1. Be bold but not aggressive

This is a personal favorite of mine, especially as an extrovert. I sometimes worry that being the open person I am that I come off too strong or too abrasive.

With this piece of advice though, I remind myself not to "overdo" it. Just be natural.

2. Be confident with room for humility

If there is one thing I have learned from my father it is humility. A sense of humbleness.

I am proud of the person I am, but I have learned to never think I am above anyone else or that I am more important.

3. Love others with all your heart and family with all you are

We are loving people in this household and this piece of advice proves just that.

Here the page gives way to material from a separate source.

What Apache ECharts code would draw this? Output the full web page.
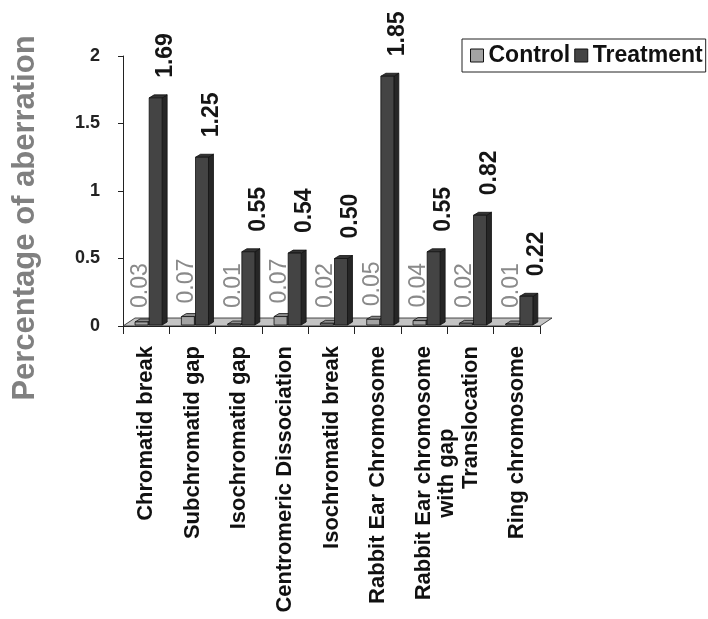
<!DOCTYPE html>
<html>
<head>
<meta charset="utf-8">
<script src="https://cdn.jsdelivr.net/npm/echarts@6/dist/echarts.min.js"></script>
<style>
  html, body { margin: 0; padding: 0; background: #ffffff; }
  #chart { width: 708px; height: 619px; }
</style>
</head>
<body>
<div id="chart"></div>
<script>
// Aberration types along the category axis
const categories = [
  'Chromatid break',
  'Subchromatid gap',
  'Isochromatid gap',
  'Centromeric Dissociation',
  'Isochromatid break',
  'Rabbit Ear Chromosome',
  'Rabbit Ear chromosome\nwith gap',
  'Translocation',
  'Ring chromosome'
];

// Percentage of aberration per group
const controlValues   = [0.03, 0.07, 0.01, 0.07, 0.02, 0.05, 0.04, 0.02, 0.01];
const treatmentValues = [1.69, 1.25, 0.55, 0.54, 0.50, 1.85, 0.55, 0.82, 0.22];

// Value axis ticks
const yTicks = [0, 0.5, 1, 1.5, 2];

const FONT = "'Liberation Sans', Arial, Helvetica, sans-serif";

// Face colours for the pseudo-3D columns
const palettes = {
  Control:   { front: '#a3a3a3', side: '#777777', top: '#8c8c8c', label: '#8a8a8a', weight: 'normal' },
  Treatment: { front: '#444444', side: '#262626', top: '#333333', label: '#151515', weight: 'bold' }
};

const DEPTH_X = 5, DEPTH_Y = -3;

function columnRenderer(name, offsetRatio, labelDx, labelGap) {
  const pal = palettes[name];
  return function (params, api) {
    const i = api.value(0);
    const v = api.value(1);
    const base = api.coord([i, 0]);
    const top = api.coord([i, v]);
    const band = api.size([1, 0])[0];
    const w = band * 0.28;
    const x0 = base[0] + offsetRatio * band;
    const yb = base[1] - 1;
    const yt = Math.min(top[1], yb - 1);
    const line = { stroke: '#111111', lineWidth: 0.8 };
    return {
      type: 'group',
      children: [
        {
          type: 'polygon',
          shape: { points: [[x0 + w, yt], [x0 + w + DEPTH_X, yt + DEPTH_Y], [x0 + w + DEPTH_X, yb + DEPTH_Y], [x0 + w, yb]] },
          style: Object.assign({ fill: pal.side }, line)
        },
        {
          type: 'polygon',
          shape: { points: [[x0, yt], [x0 + DEPTH_X, yt + DEPTH_Y], [x0 + w + DEPTH_X, yt + DEPTH_Y], [x0 + w, yt]] },
          style: Object.assign({ fill: pal.top }, line)
        },
        {
          type: 'rect',
          shape: { x: x0, y: yt, width: w, height: yb - yt },
          style: Object.assign({ fill: pal.front }, line)
        },
        {
          type: 'text',
          x: x0 + w / 2 + labelDx,
          y: Math.min(yt - labelGap, 308),
          rotation: Math.PI / 2,
          style: {
            text: v.toFixed(2),
            fill: pal.label,
            fontFamily: FONT,
            fontSize: 23,
            fontWeight: pal.weight,
            align: 'left',
            verticalAlign: 'middle'
          }
        }
      ]
    };
  };
}

// Grey floor under the columns
function floorRenderer(params, api) {
  if (params.dataIndex !== 0) return null;
  const cs = params.coordSys;
  const yb = cs.y + cs.height;
  return {
    type: 'polygon',
    shape: { points: [[cs.x, yb], [cs.x + cs.width, yb], [cs.x + cs.width + 12, yb - 8], [cs.x + 12, yb - 8]] },
    style: { fill: '#c4c4c4', stroke: '#222222', lineWidth: 0.8 }
  };
}

const chart = echarts.init(document.getElementById('chart'), null, { renderer: 'canvas' });

chart.setOption({
  backgroundColor: '#ffffff',
  animation: false,
  textStyle: { fontFamily: FONT },
  grid: { left: 123, right: 168, top: 56, bottom: 293, containLabel: false },
  legend: {
    left: 462,
    top: 39,
    padding: [5, 3, 5, 8],
    borderColor: '#222222',
    borderWidth: 1,
    itemGap: 4,
    itemWidth: 13,
    itemHeight: 13,
    icon: 'rect',
    selectedMode: false,
    textStyle: { fontFamily: FONT, fontSize: 23, fontWeight: 'bold', color: '#111111' },
    data: [
      { name: 'Control', itemStyle: { color: palettes.Control.front, borderColor: '#111111', borderWidth: 1 } },
      { name: 'Treatment', itemStyle: { color: palettes.Treatment.front, borderColor: '#111111', borderWidth: 1 } }
    ]
  },
  graphic: [
    {
      type: 'text',
      x: 25,
      y: 218,
      rotation: Math.PI / 2,
      style: {
        text: 'Percentage of aberration',
        fill: '#808080',
        fontFamily: FONT,
        fontSize: 31,
        fontWeight: 'bold',
        align: 'center',
        verticalAlign: 'middle'
      }
    }
  ],
  xAxis: {
    type: 'category',
    data: categories,
    boundaryGap: true,
    axisLine: { show: true, lineStyle: { color: '#222222', width: 1 } },
    axisTick: { show: true, interval: 0, length: 8, alignWithLabel: false, lineStyle: { color: '#222222' } },
    axisLabel: {
      interval: 0,
      rotate: 90,
      margin: 20,
      color: '#111111',
      fontFamily: FONT,
      fontSize: 22,
      fontWeight: 'bold',
      formatter: function (value) {
        const parts = value.split('\n');
        if (parts.length === 1) return '{a|' + value + '}';
        return '{a| }\n{a|' + parts[0] + '}\n{b|' + parts[1] + '}';
      },
      rich: {
        a: { fontFamily: FONT, fontSize: 22, fontWeight: 'bold', color: '#111111', lineHeight: 23 },
        b: { fontFamily: FONT, fontSize: 22, fontWeight: 'bold', color: '#111111', lineHeight: 23, align: 'center' }
      }
    },
    splitLine: { show: false }
  },
  yAxis: {
    type: 'value',
    min: yTicks[0],
    max: yTicks[yTicks.length - 1],
    interval: yTicks[1] - yTicks[0],
    axisLine: { show: true, lineStyle: { color: '#222222', width: 1 } },
    axisTick: { show: true, length: 5, lineStyle: { color: '#222222' } },
    axisLabel: {
      margin: 23,
      color: '#222222',
      fontFamily: FONT,
      fontSize: 18,
      fontWeight: 'bold'
    },
    splitLine: { show: false }
  },
  series: [
    {
      name: 'floor',
      type: 'custom',
      silent: true,
      z: 1,
      renderItem: floorRenderer,
      data: [[0, 0]]
    },
    {
      name: 'Control',
      type: 'custom',
      z: 2,
      itemStyle: { color: palettes.Control.front },
      renderItem: columnRenderer('Control', -0.24, -1, 13),
      data: controlValues.map(function (v, i) { return [i, v]; })
    },
    {
      name: 'Treatment',
      type: 'custom',
      z: 3,
      itemStyle: { color: palettes.Treatment.front },
      renderItem: columnRenderer('Treatment', 0.065, 10, 20),
      data: treatmentValues.map(function (v, i) { return [i, v]; })
    }
  ]
});
</script>
</body>
</html>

Despite who you are or what you come off to be, it is important to love friends and lovers with every part of yourself to ensure you did everything you could.

It is important to love family with all you are because lots of the time they made you who you are in the first place.

4. When it comes to dating, even if you don't love them make sure you at least respect them

Not every person you date is "the one." Not every person you date you are going to marry.

Even so, at least respect that person you are seeing. Be polite, be courteous, be kind — be respectful to their needs even if you can't love them.

5. Be patient when it comes to true love, it is rare but so fine

My parents have a love like no other.

They are true loves, soulmates and life partners, BUT it also took time for them to get married.

6. Reserve the harshest judgement for yourself

Tough love is normal. Critiquing is normal.

What is not normal is being cruel and inconsiderate. Leave the harshest judgment for behind closed doors, in a mirror — not towards others.

7. Be tolerant but not submissive

Be patient and kind, to a point. Do not settle for something you do not deserve. Be grateful for what is fair.

8. Don't sweat the small stuff — everything is small stuff

This piece of advice speaks for itself. Do not stress the things that are out of your control. Do not get upset over little things.

In a short period of time, you won't even remember it.

9. Live with passion

Be motivated in your work, in your love, in your friendships and yourself. Living life to the fullest with joy in your heart makes for the best life.

10. Treat the elderly with honor and respect

My dad says that time is a teacher and knowledge is acquired. If it weren't for our elders, we wouldn't learn from the past.

11. Have courage and be kind — remember all your grace

This has become my motto in life. I think it means to be fearless, do things that scare you and stand up for yourself while still being a good person and better yet a KIND person.

It is important to know yourself and be true to you.

So, thank you, dad, for all your words of advice. I couldn't have lived this beautiful life without you.